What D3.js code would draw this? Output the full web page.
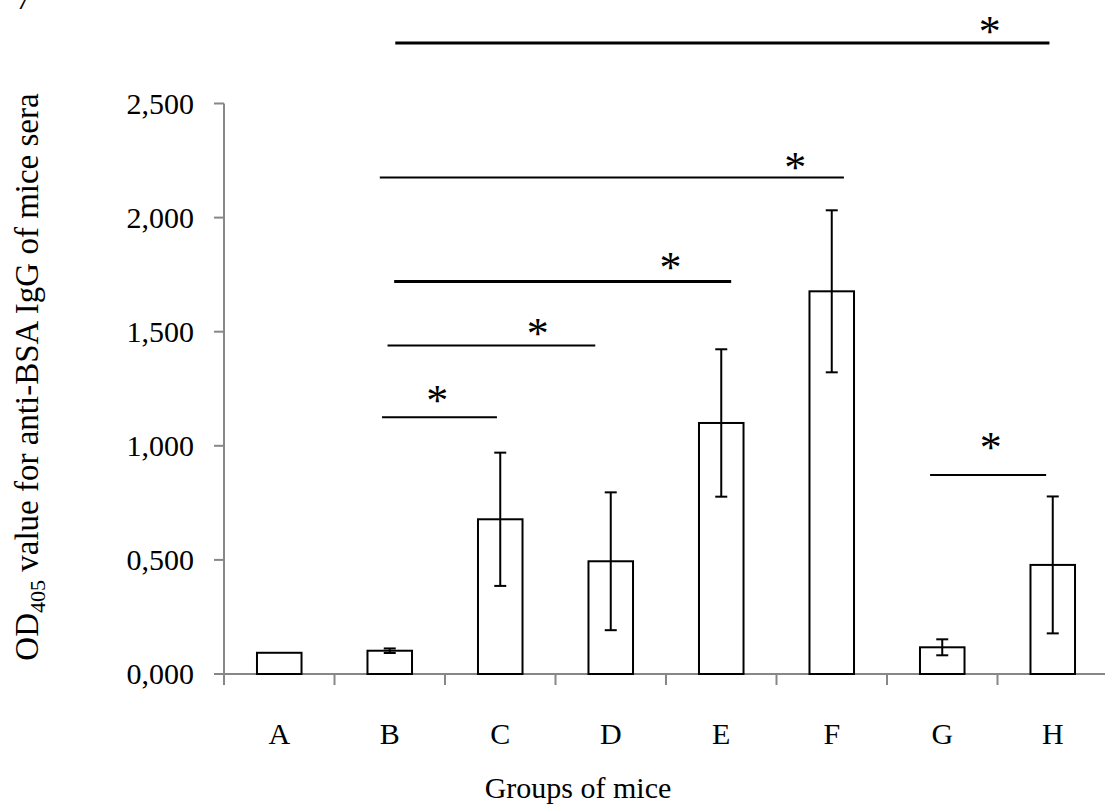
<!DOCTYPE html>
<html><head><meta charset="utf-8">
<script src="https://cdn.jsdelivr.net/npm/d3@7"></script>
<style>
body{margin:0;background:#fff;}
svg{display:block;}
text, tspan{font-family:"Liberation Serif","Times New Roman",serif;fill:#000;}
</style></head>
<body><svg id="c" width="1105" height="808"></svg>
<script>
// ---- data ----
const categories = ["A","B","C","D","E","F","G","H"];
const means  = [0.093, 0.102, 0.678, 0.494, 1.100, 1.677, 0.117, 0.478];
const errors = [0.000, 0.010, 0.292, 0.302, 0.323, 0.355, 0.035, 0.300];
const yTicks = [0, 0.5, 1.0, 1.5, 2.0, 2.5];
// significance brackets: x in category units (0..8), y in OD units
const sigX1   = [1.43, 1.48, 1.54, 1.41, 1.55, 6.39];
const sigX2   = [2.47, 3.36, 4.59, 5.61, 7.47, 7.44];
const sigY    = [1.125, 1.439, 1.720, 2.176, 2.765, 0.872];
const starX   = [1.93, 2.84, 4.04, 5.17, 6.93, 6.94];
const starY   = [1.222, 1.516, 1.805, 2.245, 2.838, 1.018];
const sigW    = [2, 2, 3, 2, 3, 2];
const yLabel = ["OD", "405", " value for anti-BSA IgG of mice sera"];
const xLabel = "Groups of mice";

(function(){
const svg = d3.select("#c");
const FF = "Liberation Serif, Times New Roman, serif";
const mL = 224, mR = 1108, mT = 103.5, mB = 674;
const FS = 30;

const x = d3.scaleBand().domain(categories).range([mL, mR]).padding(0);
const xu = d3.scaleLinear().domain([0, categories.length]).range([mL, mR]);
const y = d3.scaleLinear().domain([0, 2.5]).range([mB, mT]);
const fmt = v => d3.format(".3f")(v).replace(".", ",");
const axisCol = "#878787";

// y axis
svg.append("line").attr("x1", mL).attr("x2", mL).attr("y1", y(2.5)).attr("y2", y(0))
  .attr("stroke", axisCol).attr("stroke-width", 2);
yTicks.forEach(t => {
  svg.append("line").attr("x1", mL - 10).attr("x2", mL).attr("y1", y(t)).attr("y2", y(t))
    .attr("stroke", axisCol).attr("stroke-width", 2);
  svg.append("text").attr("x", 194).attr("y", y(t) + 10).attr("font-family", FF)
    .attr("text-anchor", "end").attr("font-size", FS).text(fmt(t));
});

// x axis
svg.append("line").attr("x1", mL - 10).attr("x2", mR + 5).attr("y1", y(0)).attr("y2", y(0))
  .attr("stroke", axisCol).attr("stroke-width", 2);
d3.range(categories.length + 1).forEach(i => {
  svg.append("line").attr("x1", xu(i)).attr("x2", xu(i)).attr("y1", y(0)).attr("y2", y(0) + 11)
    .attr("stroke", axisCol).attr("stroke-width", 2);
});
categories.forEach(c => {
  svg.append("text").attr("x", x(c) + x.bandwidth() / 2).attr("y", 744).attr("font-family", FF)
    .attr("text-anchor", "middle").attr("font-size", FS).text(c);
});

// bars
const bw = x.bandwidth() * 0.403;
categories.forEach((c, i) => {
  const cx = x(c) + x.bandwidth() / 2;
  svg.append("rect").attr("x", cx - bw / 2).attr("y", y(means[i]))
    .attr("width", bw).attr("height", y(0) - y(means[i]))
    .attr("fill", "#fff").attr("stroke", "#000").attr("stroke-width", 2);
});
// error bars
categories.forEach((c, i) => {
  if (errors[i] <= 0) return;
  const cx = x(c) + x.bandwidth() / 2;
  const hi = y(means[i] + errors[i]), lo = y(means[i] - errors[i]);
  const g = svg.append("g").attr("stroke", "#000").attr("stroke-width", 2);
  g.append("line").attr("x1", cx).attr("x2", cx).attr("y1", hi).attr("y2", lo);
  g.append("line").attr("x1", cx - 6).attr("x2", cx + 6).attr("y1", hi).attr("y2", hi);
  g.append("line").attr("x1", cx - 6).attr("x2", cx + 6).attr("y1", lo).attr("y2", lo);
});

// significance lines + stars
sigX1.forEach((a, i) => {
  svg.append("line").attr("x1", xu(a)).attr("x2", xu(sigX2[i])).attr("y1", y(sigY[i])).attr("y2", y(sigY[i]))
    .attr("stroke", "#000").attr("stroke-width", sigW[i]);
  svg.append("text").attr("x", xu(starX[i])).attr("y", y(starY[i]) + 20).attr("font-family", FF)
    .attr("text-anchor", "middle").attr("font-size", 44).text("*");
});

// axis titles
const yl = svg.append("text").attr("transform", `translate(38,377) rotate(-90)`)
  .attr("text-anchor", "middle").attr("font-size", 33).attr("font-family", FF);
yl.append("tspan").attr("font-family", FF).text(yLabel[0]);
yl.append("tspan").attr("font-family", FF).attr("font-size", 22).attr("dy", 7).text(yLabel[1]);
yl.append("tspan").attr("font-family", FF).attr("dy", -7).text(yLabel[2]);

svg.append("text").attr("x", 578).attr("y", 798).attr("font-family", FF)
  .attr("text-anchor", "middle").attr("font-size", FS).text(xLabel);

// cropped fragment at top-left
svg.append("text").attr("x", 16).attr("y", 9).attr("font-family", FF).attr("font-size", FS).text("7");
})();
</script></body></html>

####################

> **AIM OF THE TASK**:
Output the lines above in full and exactly as given, omitting any pictures.

> **SOLUTION BELOW**:
What D3.js code would draw this? Output the full web page.
<!DOCTYPE html>
<html><head><meta charset="utf-8">
<script src="https://cdn.jsdelivr.net/npm/d3@7"></script>
<style>
body{margin:0;background:#fff;}
svg{display:block;}
text, tspan{font-family:"Liberation Serif","Times New Roman",serif;fill:#000;}
</style></head>
<body><svg id="c" width="1105" height="808"></svg>
<script>
// ---- data ----
const categories = ["A","B","C","D","E","F","G","H"];
const means  = [0.093, 0.102, 0.678, 0.494, 1.100, 1.677, 0.117, 0.478];
const errors = [0.000, 0.010, 0.292, 0.302, 0.323, 0.355, 0.035, 0.300];
const yTicks = [0, 0.5, 1.0, 1.5, 2.0, 2.5];
// significance brackets: x in category units (0..8), y in OD units
const sigX1   = [1.43, 1.48, 1.54, 1.41, 1.55, 6.39];
const sigX2   = [2.47, 3.36, 4.59, 5.61, 7.47, 7.44];
const sigY    = [1.125, 1.439, 1.720, 2.176, 2.765, 0.872];
const starX   = [1.93, 2.84, 4.04, 5.17, 6.93, 6.94];
const starY   = [1.222, 1.516, 1.805, 2.245, 2.838, 1.018];
const sigW    = [2, 2, 3, 2, 3, 2];
const yLabel = ["OD", "405", " value for anti-BSA IgG of mice sera"];
const xLabel = "Groups of mice";

(function(){
const svg = d3.select("#c");
const FF = "Liberation Serif, Times New Roman, serif";
const mL = 224, mR = 1108, mT = 103.5, mB = 674;
const FS = 30;

const x = d3.scaleBand().domain(categories).range([mL, mR]).padding(0);
const xu = d3.scaleLinear().domain([0, categories.length]).range([mL, mR]);
const y = d3.scaleLinear().domain([0, 2.5]).range([mB, mT]);
const fmt = v => d3.format(".3f")(v).replace(".", ",");
const axisCol = "#878787";

// y axis
svg.append("line").attr("x1", mL).attr("x2", mL).attr("y1", y(2.5)).attr("y2", y(0))
  .attr("stroke", axisCol).attr("stroke-width", 2);
yTicks.forEach(t => {
  svg.append("line").attr("x1", mL - 10).attr("x2", mL).attr("y1", y(t)).attr("y2", y(t))
    .attr("stroke", axisCol).attr("stroke-width", 2);
  svg.append("text").attr("x", 194).attr("y", y(t) + 10).attr("font-family", FF)
    .attr("text-anchor", "end").attr("font-size", FS).text(fmt(t));
});

// x axis
svg.append("line").attr("x1", mL - 10).attr("x2", mR + 5).attr("y1", y(0)).attr("y2", y(0))
  .attr("stroke", axisCol).attr("stroke-width", 2);
d3.range(categories.length + 1).forEach(i => {
  svg.append("line").attr("x1", xu(i)).attr("x2", xu(i)).attr("y1", y(0)).attr("y2", y(0) + 11)
    .attr("stroke", axisCol).attr("stroke-width", 2);
});
categories.forEach(c => {
  svg.append("text").attr("x", x(c) + x.bandwidth() / 2).attr("y", 744).attr("font-family", FF)
    .attr("text-anchor", "middle").attr("font-size", FS).text(c);
});

// bars
const bw = x.bandwidth() * 0.403;
categories.forEach((c, i) => {
  const cx = x(c) + x.bandwidth() / 2;
  svg.append("rect").attr("x", cx - bw / 2).attr("y", y(means[i]))
    .attr("width", bw).attr("height", y(0) - y(means[i]))
    .attr("fill", "#fff").attr("stroke", "#000").attr("stroke-width", 2);
});
// error bars
categories.forEach((c, i) => {
  if (errors[i] <= 0) return;
  const cx = x(c) + x.bandwidth() / 2;
  const hi = y(means[i] + errors[i]), lo = y(means[i] - errors[i]);
  const g = svg.append("g").attr("stroke", "#000").attr("stroke-width", 2);
  g.append("line").attr("x1", cx).attr("x2", cx).attr("y1", hi).attr("y2", lo);
  g.append("line").attr("x1", cx - 6).attr("x2", cx + 6).attr("y1", hi).attr("y2", hi);
  g.append("line").attr("x1", cx - 6).attr("x2", cx + 6).attr("y1", lo).attr("y2", lo);
});

// significance lines + stars
sigX1.forEach((a, i) => {
  svg.append("line").attr("x1", xu(a)).attr("x2", xu(sigX2[i])).attr("y1", y(sigY[i])).attr("y2", y(sigY[i]))
    .attr("stroke", "#000").attr("stroke-width", sigW[i]);
  svg.append("text").attr("x", xu(starX[i])).attr("y", y(starY[i]) + 20).attr("font-family", FF)
    .attr("text-anchor", "middle").attr("font-size", 44).text("*");
});

// axis titles
const yl = svg.append("text").attr("transform", `translate(38,377) rotate(-90)`)
  .attr("text-anchor", "middle").attr("font-size", 33).attr("font-family", FF);
yl.append("tspan").attr("font-family", FF).text(yLabel[0]);
yl.append("tspan").attr("font-family", FF).attr("font-size", 22).attr("dy", 7).text(yLabel[1]);
yl.append("tspan").attr("font-family", FF).attr("dy", -7).text(yLabel[2]);

svg.append("text").attr("x", 578).attr("y", 798).attr("font-family", FF)
  .attr("text-anchor", "middle").attr("font-size", FS).text(xLabel);

// cropped fragment at top-left
svg.append("text").attr("x", 16).attr("y", 9).attr("font-family", FF).attr("font-size", FS).text("7");
})();
</script></body></html>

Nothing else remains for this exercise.